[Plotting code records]

• • • • •

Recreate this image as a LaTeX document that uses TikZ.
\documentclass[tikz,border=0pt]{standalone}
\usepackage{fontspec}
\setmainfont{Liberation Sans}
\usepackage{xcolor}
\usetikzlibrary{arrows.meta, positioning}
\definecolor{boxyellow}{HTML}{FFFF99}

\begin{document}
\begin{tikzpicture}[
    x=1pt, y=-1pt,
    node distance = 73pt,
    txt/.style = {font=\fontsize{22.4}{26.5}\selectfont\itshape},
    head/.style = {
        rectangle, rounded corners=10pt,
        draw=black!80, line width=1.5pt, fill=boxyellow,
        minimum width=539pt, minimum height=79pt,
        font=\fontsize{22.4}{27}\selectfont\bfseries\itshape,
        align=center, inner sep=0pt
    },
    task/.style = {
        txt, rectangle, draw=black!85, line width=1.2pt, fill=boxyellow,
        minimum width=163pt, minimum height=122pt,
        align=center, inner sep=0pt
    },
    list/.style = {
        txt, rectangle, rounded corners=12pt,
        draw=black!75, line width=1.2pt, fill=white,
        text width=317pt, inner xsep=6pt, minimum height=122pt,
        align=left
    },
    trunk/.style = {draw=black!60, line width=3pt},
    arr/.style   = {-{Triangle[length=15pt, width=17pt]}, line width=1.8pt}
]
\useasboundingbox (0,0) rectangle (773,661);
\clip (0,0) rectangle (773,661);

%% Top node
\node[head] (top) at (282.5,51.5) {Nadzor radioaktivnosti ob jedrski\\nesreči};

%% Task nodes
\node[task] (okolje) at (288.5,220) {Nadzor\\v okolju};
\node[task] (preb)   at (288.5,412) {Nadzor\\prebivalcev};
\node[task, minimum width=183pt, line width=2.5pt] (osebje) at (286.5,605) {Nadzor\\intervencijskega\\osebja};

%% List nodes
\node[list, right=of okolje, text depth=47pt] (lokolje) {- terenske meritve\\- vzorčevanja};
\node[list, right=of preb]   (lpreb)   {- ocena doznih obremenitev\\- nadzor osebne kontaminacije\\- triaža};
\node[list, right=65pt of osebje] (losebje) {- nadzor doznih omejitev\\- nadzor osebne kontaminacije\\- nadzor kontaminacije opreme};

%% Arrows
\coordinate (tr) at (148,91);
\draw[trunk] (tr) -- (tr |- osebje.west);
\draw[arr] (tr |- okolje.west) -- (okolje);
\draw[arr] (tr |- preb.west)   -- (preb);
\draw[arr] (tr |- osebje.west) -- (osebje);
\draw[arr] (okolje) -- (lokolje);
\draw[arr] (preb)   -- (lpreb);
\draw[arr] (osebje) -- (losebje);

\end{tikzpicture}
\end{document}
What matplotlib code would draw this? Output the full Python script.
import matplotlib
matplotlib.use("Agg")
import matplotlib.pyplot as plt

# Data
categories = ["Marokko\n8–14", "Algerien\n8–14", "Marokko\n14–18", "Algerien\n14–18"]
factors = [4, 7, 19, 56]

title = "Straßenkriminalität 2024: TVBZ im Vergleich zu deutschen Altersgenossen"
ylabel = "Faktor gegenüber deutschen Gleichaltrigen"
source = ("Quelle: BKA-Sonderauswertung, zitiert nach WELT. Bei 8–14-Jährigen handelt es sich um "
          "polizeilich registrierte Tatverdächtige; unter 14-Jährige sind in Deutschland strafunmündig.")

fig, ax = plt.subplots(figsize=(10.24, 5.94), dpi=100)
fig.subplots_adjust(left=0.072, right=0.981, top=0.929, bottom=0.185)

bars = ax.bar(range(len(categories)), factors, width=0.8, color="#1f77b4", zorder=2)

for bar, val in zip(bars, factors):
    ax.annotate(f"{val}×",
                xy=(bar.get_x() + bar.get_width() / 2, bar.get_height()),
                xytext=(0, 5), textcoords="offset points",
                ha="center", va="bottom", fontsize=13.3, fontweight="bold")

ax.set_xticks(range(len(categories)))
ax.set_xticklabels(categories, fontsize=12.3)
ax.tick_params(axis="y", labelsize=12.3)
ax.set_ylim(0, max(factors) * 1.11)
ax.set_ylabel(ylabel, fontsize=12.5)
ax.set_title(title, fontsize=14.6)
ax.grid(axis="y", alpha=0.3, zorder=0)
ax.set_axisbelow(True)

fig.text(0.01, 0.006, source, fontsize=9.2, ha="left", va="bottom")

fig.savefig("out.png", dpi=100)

• • • • •

Every entry must be output again, exactly as written above.

Recreate this image as a LaTeX document that uses TikZ.
\documentclass[tikz,border=0pt]{standalone}
\usepackage{fontspec}
\setmainfont{Liberation Sans}
\usepackage{xcolor}
\usetikzlibrary{arrows.meta, positioning}
\definecolor{boxyellow}{HTML}{FFFF99}

\begin{document}
\begin{tikzpicture}[
    x=1pt, y=-1pt,
    node distance = 73pt,
    txt/.style = {font=\fontsize{22.4}{26.5}\selectfont\itshape},
    head/.style = {
        rectangle, rounded corners=10pt,
        draw=black!80, line width=1.5pt, fill=boxyellow,
        minimum width=539pt, minimum height=79pt,
        font=\fontsize{22.4}{27}\selectfont\bfseries\itshape,
        align=center, inner sep=0pt
    },
    task/.style = {
        txt, rectangle, draw=black!85, line width=1.2pt, fill=boxyellow,
        minimum width=163pt, minimum height=122pt,
        align=center, inner sep=0pt
    },
    list/.style = {
        txt, rectangle, rounded corners=12pt,
        draw=black!75, line width=1.2pt, fill=white,
        text width=317pt, inner xsep=6pt, minimum height=122pt,
        align=left
    },
    trunk/.style = {draw=black!60, line width=3pt},
    arr/.style   = {-{Triangle[length=15pt, width=17pt]}, line width=1.8pt}
]
\useasboundingbox (0,0) rectangle (773,661);
\clip (0,0) rectangle (773,661);

%% Top node
\node[head] (top) at (282.5,51.5) {Nadzor radioaktivnosti ob jedrski\\nesreči};

%% Task nodes
\node[task] (okolje) at (288.5,220) {Nadzor\\v okolju};
\node[task] (preb)   at (288.5,412) {Nadzor\\prebivalcev};
\node[task, minimum width=183pt, line width=2.5pt] (osebje) at (286.5,605) {Nadzor\\intervencijskega\\osebja};

%% List nodes
\node[list, right=of okolje, text depth=47pt] (lokolje) {- terenske meritve\\- vzorčevanja};
\node[list, right=of preb]   (lpreb)   {- ocena doznih obremenitev\\- nadzor osebne kontaminacije\\- triaža};
\node[list, right=65pt of osebje] (losebje) {- nadzor doznih omejitev\\- nadzor osebne kontaminacije\\- nadzor kontaminacije opreme};

%% Arrows
\coordinate (tr) at (148,91);
\draw[trunk] (tr) -- (tr |- osebje.west);
\draw[arr] (tr |- okolje.west) -- (okolje);
\draw[arr] (tr |- preb.west)   -- (preb);
\draw[arr] (tr |- osebje.west) -- (osebje);
\draw[arr] (okolje) -- (lokolje);
\draw[arr] (preb)   -- (lpreb);
\draw[arr] (osebje) -- (losebje);

\end{tikzpicture}
\end{document}
What matplotlib code would draw this? Output the full Python script.
import matplotlib
matplotlib.use("Agg")
import matplotlib.pyplot as plt

# Data
categories = ["Marokko\n8–14", "Algerien\n8–14", "Marokko\n14–18", "Algerien\n14–18"]
factors = [4, 7, 19, 56]

title = "Straßenkriminalität 2024: TVBZ im Vergleich zu deutschen Altersgenossen"
ylabel = "Faktor gegenüber deutschen Gleichaltrigen"
source = ("Quelle: BKA-Sonderauswertung, zitiert nach WELT. Bei 8–14-Jährigen handelt es sich um "
          "polizeilich registrierte Tatverdächtige; unter 14-Jährige sind in Deutschland strafunmündig.")

fig, ax = plt.subplots(figsize=(10.24, 5.94), dpi=100)
fig.subplots_adjust(left=0.072, right=0.981, top=0.929, bottom=0.185)

bars = ax.bar(range(len(categories)), factors, width=0.8, color="#1f77b4", zorder=2)

for bar, val in zip(bars, factors):
    ax.annotate(f"{val}×",
                xy=(bar.get_x() + bar.get_width() / 2, bar.get_height()),
                xytext=(0, 5), textcoords="offset points",
                ha="center", va="bottom", fontsize=13.3, fontweight="bold")

ax.set_xticks(range(len(categories)))
ax.set_xticklabels(categories, fontsize=12.3)
ax.tick_params(axis="y", labelsize=12.3)
ax.set_ylim(0, max(factors) * 1.11)
ax.set_ylabel(ylabel, fontsize=12.5)
ax.set_title(title, fontsize=14.6)
ax.grid(axis="y", alpha=0.3, zorder=0)
ax.set_axisbelow(True)

fig.text(0.01, 0.006, source, fontsize=9.2, ha="left", va="bottom")

fig.savefig("out.png", dpi=100)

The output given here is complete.